The V-Reds - or the V-Pinks, if you prefer - opened the scoring when Lee snapped a shot from the right circle that beat Lavigne on the long side 6:25 into the game.
It was the only goal of a first period that - forgive them, Mark - lacked intensity, if you dare say such a thing about this once bitter rivalry. Blame the circumstances: two teams at opposite ends of the Atlantic University Sport men's hockey conference standings and destined to finish there, essentially playing out the string. The only thing at stake this night was the V-Reds' 26-game winning streak over the Tommies.
"Full marks to them because I thought they played really well early," said Bailey, a co-winner, along with the idle Hunter Tremblay, of the Mark Jeffrey scholarship. "We had a hard time getting out of our zone by times. Some of that was poor execution on our part. We had a really strong second, and the third wasn't that good, but obviously we got the two points and we're going to start building toward the playoffs.
"With all due respect, it's a tough game to gauge on whether you're ramping it up or not," Bailey said. "There's a lot of pride on the line, but as far as the standings go, there's not a lot of jockeying going on."
The V-Reds worked just hard enough to make it 27, and by the time the teams meet again, it will be five years since the Tommies last won, in October 2006.
Goaltender Lavigne went down briefly, appearing to stretch his groin as he slid across to deny MacNeil a scoring chance with 11:23 left.
On the next foray up ice, Bailey had plenty of time to put his own rebound past a floundering Lavigne.
Todd did a little dipsy-doodle number past Erick Tremblay and deposited it past Lavigne to make it 3-0 at 17:02 and there was a brief burst of passion off the faceoff at centre ice that produced a couple of penalties and the Tommies' second shot of the period shortly thereafter.
Cameron broke Yeomans' bid for the shutout, the only suspense remaining. Well, there was that, and there was the matter of Todd's shoulder.

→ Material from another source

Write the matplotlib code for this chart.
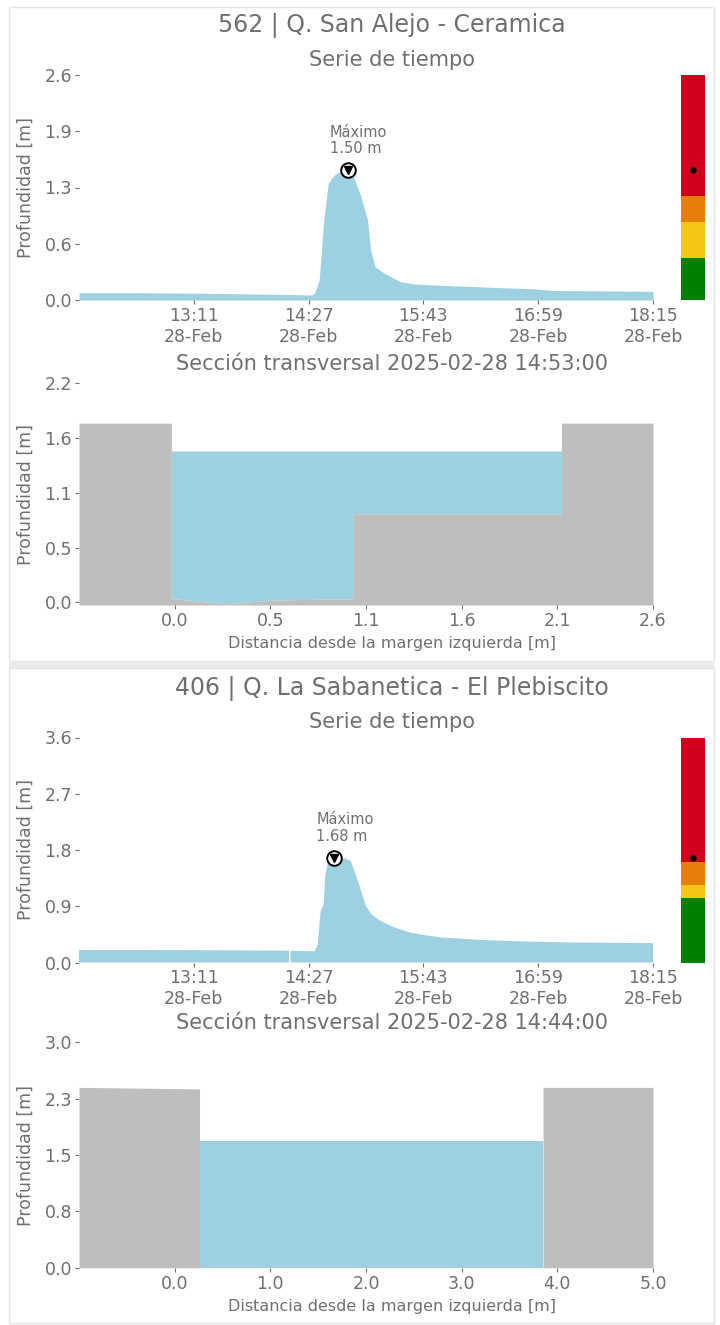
import numpy as np
import pandas as pd
import matplotlib
matplotlib.use('Agg')
import matplotlib.pyplot as plt
import matplotlib.dates as mdates
from matplotlib.patches import Rectangle

# ======================== Data ========================
DAY = "2025-02-28"

# --- Station 562 ---
title_1 = "562 | Q. San Alejo - Ceramica"
times_1 = ["11:55", "12:30", "13:20", "14:17", "14:29", "14:31", "14:34", "14:37",
           "14:40", "14:44", "14:48", "14:53", "14:57", "15:01", "15:06", "15:08",
           "15:11", "15:17", "15:28", "15:37", "16:01", "16:38", "16:56", "17:08",
           "18:15"]
depth_1 = [0.085, 0.085, 0.077, 0.062, 0.058, 0.08, 0.23, 0.92,
           1.35, 1.445, 1.49, 1.50, 1.41, 1.23, 0.93, 0.58,
           0.385, 0.31, 0.21, 0.185, 0.165, 0.14, 0.13, 0.11,
           0.10]
ts_ymax_1 = 2.6
ts_ylabels_1 = ["0.0", "0.6", "1.3", "1.9", "2.6"]
alert_edges_1 = [0.0, 0.49, 0.90, 1.20, 2.6]
sec_time_1 = "2025-02-28 14:53:00"
ground_x_1 = [-0.52, -0.018, -0.018, 0.0, 0.27, 0.55, 0.968, 0.968, 2.102, 2.102, 2.6]
ground_y_1 = [1.80, 1.80, 0.03, 0.036, -0.015, 0.024, 0.036, 0.89, 0.89, 1.80, 1.80]
water_1 = 1.52
sec_ymax_1 = 2.2
sec_ylabels_1 = ["0.0", "0.5", "1.1", "1.6", "2.2"]
sec_xlabels_1 = ["0.0", "0.5", "1.1", "1.6", "2.1", "2.6"]

# --- Station 406 ---
title_2 = "406 | Q. La Sabanetica - El Plebiscito"
times_2 = ["11:55", "12:40", "13:30", "14:14", "14:14", "14:15", "14:31", "14:33",
           "14:35", "14:37", "14:38", "14:40", "14:44", "14:48", "14:51", "14:55",
           "15:00", "15:05", "15:09", "15:15", "15:24", "15:34", "15:43", "15:55",
           "16:22", "16:53", "17:23", "18:15"]
depth_2 = [0.20, 0.20, 0.195, 0.19, np.nan, 0.185, 0.18, 0.28,
           0.82, 0.93, 1.38, 1.62, 1.68, 1.64, 1.67, 1.62,
           1.28, 0.90, 0.76, 0.66, 0.56, 0.48, 0.44, 0.40,
           0.36, 0.335, 0.32, 0.31]
ts_ymax_2 = 3.6
ts_ylabels_2 = ["0.0", "0.9", "1.8", "2.7", "3.6"]
alert_edges_2 = [0.0, 1.04, 1.245, 1.61, 3.6]
sec_time_2 = "2025-02-28 14:44:00"
ground_x_2 = [-1.0, 0.26, 0.26, 3.85, 3.85, 5.0]
ground_y_2 = [2.40, 2.38, 0.0, 0.0, 2.40, 2.40]
water_2 = 1.69
sec_ymax_2 = 3.0
sec_ylabels_2 = ["0.0", "0.8", "1.5", "2.3", "3.0"]
sec_xlabels_2 = ["0.0", "1.0", "2.0", "3.0", "4.0", "5.0"]

tick_times = ["13:11", "14:27", "15:43", "16:59", "18:15"]
alert_colors = ["#008000", "#f5c518", "#e67e08", "#d0021b"]

# ======================== Style ========================
W, H = 720, 1325
TXT = "#6f6f6f"
WATER = "#9dd0e0"
GROUND = "#bebebe"
BORDER = "#e4e4e4"


def px_box(x0, y0, x1, y1):
    """Pixel rect (top-left origin) -> figure fraction rect."""
    return [x0 / W, 1 - y1 / H, (x1 - x0) / W, (y1 - y0) / H]


def style_axes(ax):
    for s in ax.spines.values():
        s.set_visible(False)
    ax.tick_params(axis='both', colors=TXT, labelsize=12.5, length=3, width=0.8, pad=2)


def to_dt(times):
    return pd.to_datetime([f"{DAY} {t}" for t in times])


def fig_text(fig, x, y, s, size, **kw):
    fig.text(x / W, 1 - y / H, s, fontsize=size, color=TXT, ha='center', va='center', **kw)


def draw_station(fig, dy, title, times, depth, ts_ymax, ts_ylabels, alert_edges,
                 sec_time, gx, gy, water, sec_ymax, sec_ylabels, sec_xlabels, sec_box):
    # panel frame
    fig_text(fig, 392, dy + 26, title, 17)
    fig_text(fig, 392, dy + 60, "Serie de tiempo", 15)

    # --- time series ---
    t = to_dt(times)
    v = np.array(depth, dtype=float)
    ax = fig.add_axes(px_box(79, dy + 75, 653, dy + 300))
    style_axes(ax)
    ax.fill_between(t, 0, v, color=WATER, lw=0)
    ax.set_xlim(t[0], t[-1])
    ax.set_ylim(0, ts_ymax)
    ax.set_yticks(np.linspace(0, ts_ymax, 5))
    ax.set_yticklabels(ts_ylabels)
    ax.set_xticks(to_dt(tick_times))
    ax.xaxis.set_major_formatter(mdates.DateFormatter('%H:%M\n%d-%b'))
    fig_text(fig, 26, dy + 187.5, "Profundidad [m]", 12.5, rotation=90)

    i = np.nanargmax(v)
    ax.plot(t[i], v[i], 'o', ms=10.5, mfc='white', mec='black', mew=1.4, clip_on=False)
    ax.plot(t[i], v[i], 'v', ms=5.5, color='black', clip_on=False)
    ax.annotate(f"Máximo\n{v[i]:.2f} m", xy=(t[i], v[i]), xytext=(-13, 10),
                textcoords='offset points', ha='left', va='bottom',
                fontsize=10.5, color=TXT, linespacing=1.1)

    # --- alert bar ---
    axa = fig.add_axes(px_box(681, dy + 75, 705, dy + 300))
    axa.set_axis_off()
    axa.bar(0, np.diff(alert_edges), bottom=alert_edges[:-1], width=1,
            color=alert_colors, lw=0)
    axa.plot(0, v[i], 'o', ms=3.5, color='black')
    axa.set_xlim(-0.5, 0.5)
    axa.set_ylim(0, ts_ymax)

    # --- cross section ---
    y0, y1, ylo = sec_box
    fig_text(fig, 392, y0 - 19.5, f"Sección transversal {sec_time}", 15)
    axs = fig.add_axes(px_box(79, y0, 653, y1))
    style_axes(axs)
    gx = np.array(gx)
    gy = np.array(gy)
    axs.set_ylim(ylo, sec_ymax)
    axs.set_xlim(gx[0], gx[-1])
    axs.fill_between(gx, gy, ylo, color=GROUND, lw=0)
    axs.fill_between(gx, gy, water, where=gy < water, color=WATER, lw=0)
    axs.set_yticks(np.linspace(0, sec_ymax, 5))
    axs.set_yticklabels(sec_ylabels)
    axs.set_xticks(np.linspace(0, gx[-1], 6))
    axs.set_xticklabels(sec_xlabels)
    fig_text(fig, 26, (y0 + y1) / 2, "Profundidad [m]", 12.5, rotation=90)
    fig_text(fig, 392, y1 + 38.5, "Distancia desde la margen izquierda [m]", 11.5)


fig = plt.figure(figsize=(W / 100, H / 100), dpi=100)
fig.patch.set_facecolor('white')

# frames and separator
fig.add_artist(Rectangle((9 / W, 1 - 661 / H), 705 / W, 654 / H, transform=fig.transFigure,
                         fill=False, edgecolor=BORDER, lw=1))
fig.add_artist(Rectangle((9 / W, 1 - 668 / H), 705 / W, 7 / H, transform=fig.transFigure,
                         facecolor="#ebebeb", lw=0))
fig.add_artist(Rectangle((9 / W, 1 - 1323 / H), 705 / W, 655 / H, transform=fig.transFigure,
                         fill=False, edgecolor=BORDER, lw=1))

draw_station(fig, 0, title_1, times_1, depth_1, ts_ymax_1, ts_ylabels_1, alert_edges_1,
             sec_time_1, ground_x_1, ground_y_1, water_1, sec_ymax_1, sec_ylabels_1,
             sec_xlabels_1, (383.3, 605, -0.027))
draw_station(fig, 662.5, title_2, times_2, depth_2, ts_ymax_2, ts_ylabels_2, alert_edges_2,
             sec_time_2, ground_x_2, ground_y_2, water_2, sec_ymax_2, sec_ylabels_2,
             sec_xlabels_2, (1042.3, 1267.7, 0.0))

fig.savefig("out.png", dpi=100, facecolor='white')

He left the ice with 12 minutes left and went right down the runway in some discomfort. His shoulder popped out, but he'll return at some point - not as soon as this weekend, when the V-Reds complete the regular season with games at Acadia and Dalhousie - but before the puck drops for nationals.
"It may take five days, it may take 10 days, it may take 14 days, but he'll be back playing," said MacDougall. Hunter Tremblay missed the game with a virus.
The highlights were more around the testimonials from six surviving cancer patients who told their stories on the big screen; the ice-scraping crew who shovelled the goaltender's creases during the television timeouts; the presentation of the Jeffrey scholarship to Bailey and Tremblay, and the presentation of a $7,025 cheque to Shoot for the Cure project chair and UNB women's basketball coach Jeff Speedy to kick off the Shoot for the Cure initiative on the UNB campus which continues with men's and women's basketball games in the Pit on Friday and Saturday and the volleyball matches Saturday and Sunday.